Let $X$ and $Y$ be topological spaces and let $f : X \to Y$.
- Recall from the Continuous Maps on Topological Spaces page that $f$ is said to be Continuous at a Point $a \in X$ if there exists local bases $\mathcal B_a$ of $a$ and $\mathcal B_{f(a)}$ of $f(a)$ such that for all $B \in \mathcal B_{f(a)}$ there exists a $B' \in \mathcal B_a$ such that:
\begin{align} \quad f(B') \subseteq B \end{align}
- Furthermore, $f$ is said to be Continuous or more specifically, Continuous on All of $X$ if $f$ is continuous at every $a \in X$.
- On The Open Neighbourhood Definition of Continuous Maps on Topological Spaces page we looked at an equivalent definition for a map $f$ to be continuous. We said that $f$ is continuous at a point $a \in X$ if and only if for every open neighbourhood $V$ of $f(a)$ there exists an open neighbourhood $U$ of $a$ such that:
\begin{align} \quad f(U) \subseteq V \end{align}
- On the Equivalent Statements Regarding Continuous Maps on Topological Spaces page we saw that $f$ is continuous on all of $X$ implies that for all open sets $V$ in $Y$ we have that the inverse image $f^{-1}(V)$ is open in $X$.
- We then showed that if for all open sets $V$ in $Y$ we have that the inverse image $f^{-1}(V)$ is open in $X$ then this implies that for every basis $\mathcal B_Y$ of $Y$ and for every $B \in \mathcal B_Y$ we have that $f^{-1}(B)$ is open in $X$ (since every element in the basis of the topology on $Y$ is open by definition).
- Furthermore, we showed that if for every basis $\mathcal B_Y$ of $Y$ we have that for every $B \in \mathcal B_Y$ we have that $f^{-1}(B)$ is open in $X$ then this implies that $f$ is continuous on all of $X$ which completes our cycle of equivalent statements.
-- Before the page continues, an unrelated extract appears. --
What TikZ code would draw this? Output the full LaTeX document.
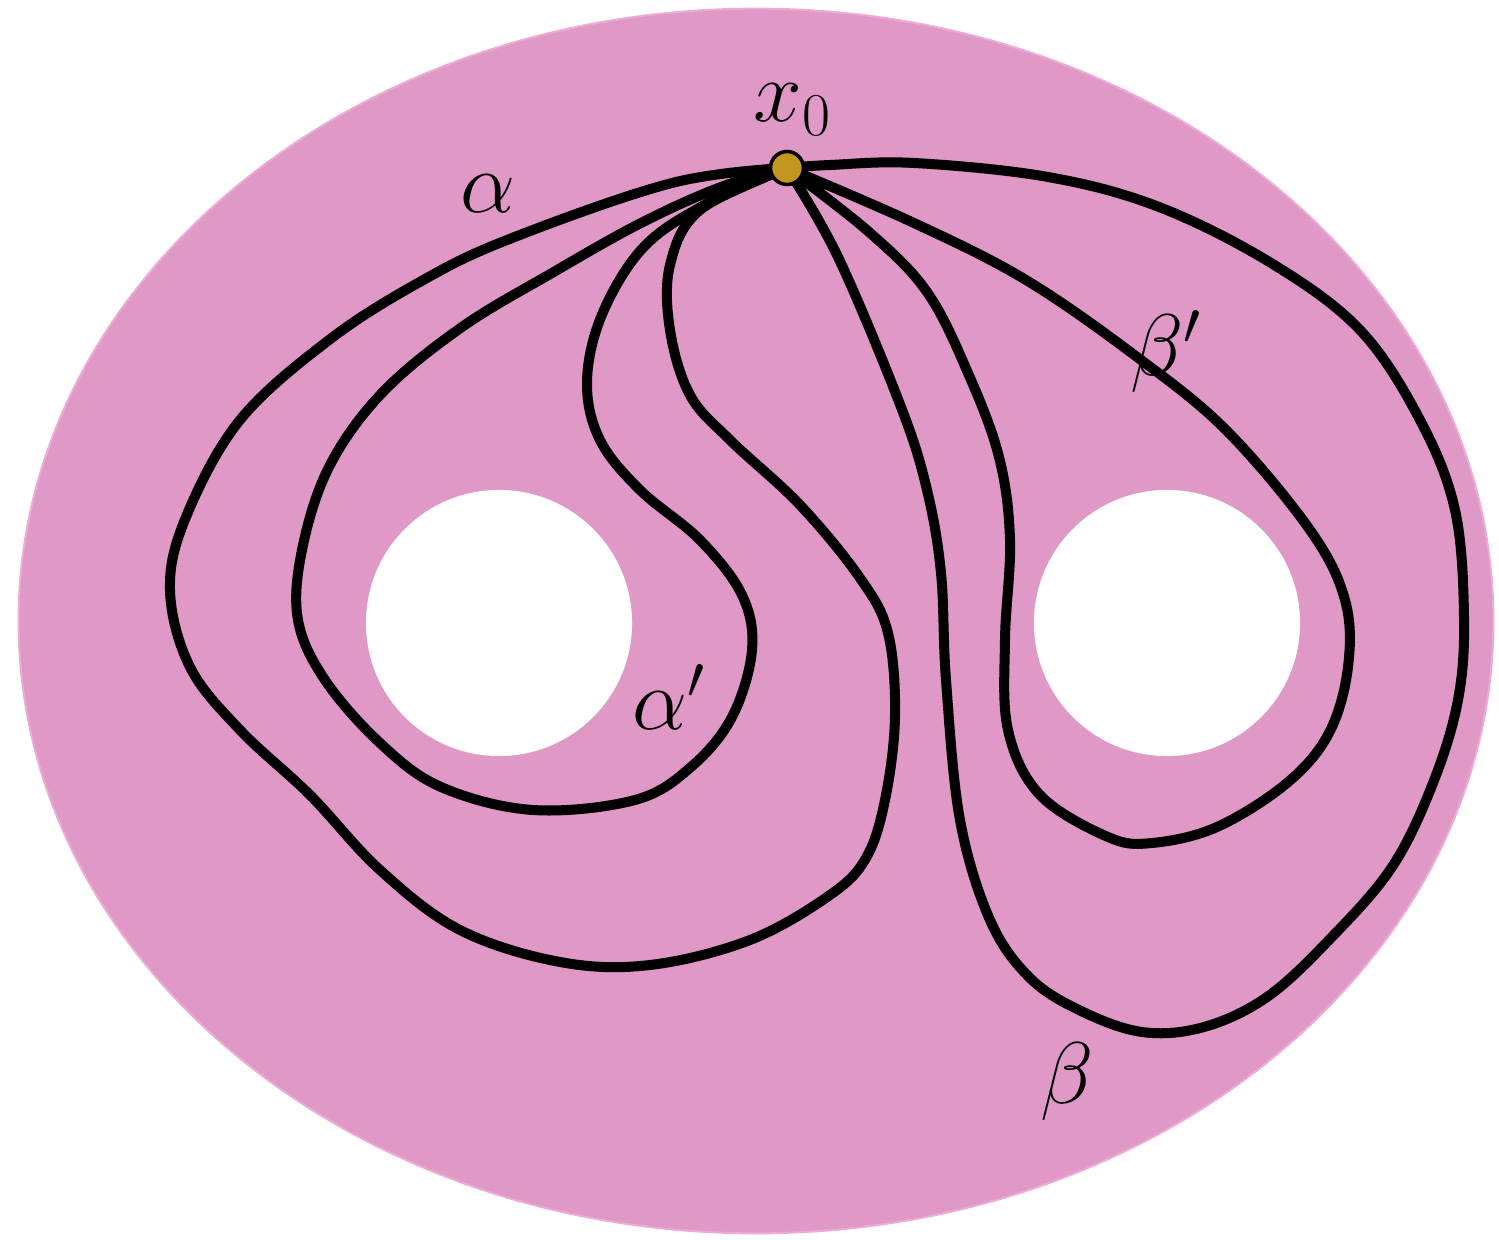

- On the The Closed Set Definition of Continuous Maps on Topological Spaces we went further to show that a function $f$ is continuous on all of $X$ if and only if for every closed set $V$ in $Y$ we have that $f^{-1}(V)$ is closed in $X$.
- All of these equivalent definitions of continuity of $f$ were then summarized on the Summary of Equivalent Statements Regarding Continuous Maps on Topological Spaces page.
- On the Continuity of the Composition of Continuous Maps on Topological Spaces page we saw that if $X$, $Y$, and $Z$ were all topological spaces and $f : X \to Y$ and $g : Y \to Z$ are continuous functions then the composite function $g \circ f : X \to Z$ defined for all $x \in X$ by $(g \circ f)(x) = g(f(x))$ is also inherently continuous on all of $X$.